Ovviamente la disciplina è ben più articolata della semplice questione dell’anidride solforosa. Si parla di tutte le sostanze ammesse nel processo di vinificazione (guarda un po’ compaiono anche i famigerati pezzi di legno di quercia) e si specifica che sono ammesse sostanze che al consumatore medio parrebbero quantomeno strane per un vino bio: si va dal bitartrato di potassio (una volta noto come cremor tartaro), il solfato di rame (sì, sì, proprio il vecchio verderame) o il diossido di silicio (il silicio, per dirne una, serve per fare i chip del computer con cui state leggendo quest’articolo).
Ora, per carità, alla Ue non sono dei pirla, per dirla alla Mourinho. Sicuramente le quantità permesse sono tali da non comportare un rischio per la salute. Però il problema sta a monte: è vero che per fare un vino trasportabile in giro per il mondo e conservabile senza che diventi aceto nel giro di 15 giorni al primo alzarsi della temperatura, insomma per fare il vino bevuto normalmente dal 99% delle persone, la solforosa è necessaria. L’inghippo sta nell’uso commerciale del termine biologico, che dovrebbe solo significare “secondo natura”, come dice la parola stessa.
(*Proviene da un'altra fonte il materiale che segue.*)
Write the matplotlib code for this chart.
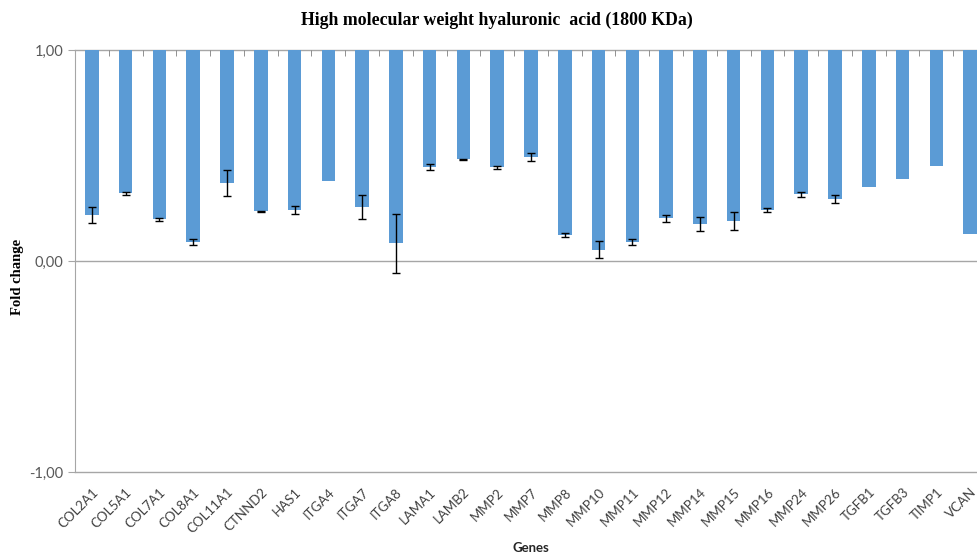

Questo vino dovrebbe provenire da vigne dove non si spruzza niente di chimico sopra o sotto (nei concimi), dove una volta raccolta l’uva di pressa e si mette in botte, punto. Niente chiarificazioni, niente correzioni, niente stabilizzazioni. Questo è biologico, cioè come il consumatore medio si immagina che sia. Tutto il resto è buono lo stesso ma non è bio. Il biologico va tanto di moda e fa guadagnare dei bei soldini? E pazienza. Ce ne sarà pochissimo e sarà costosissimo però almeno non staremo a prenderci in giro.
Ma allora, è l’obiezione, come farebbe il solito consumatore medio a distinguere quando il vino è decentemente trattato da uno che lo è pesantemente? Semplice, con l’unica cosa che dall’Unione europea non è stata presa in considerazione perché non conviene a nessuno: una seria etichetta dove compare tutto quello che c’è dentro al vino, certificato da enti indipendenti come avviene con l’acqua minerale. Con in più il resoconto della tracciabilità dell’uva (prodotta in proprio, comprata da terzi, in che percentuale e da chi) come succede per la carne. Allora sì che il consumatore sarebbe tutelato. Il problema? Che ne leggeremmo letteralmente delle belle.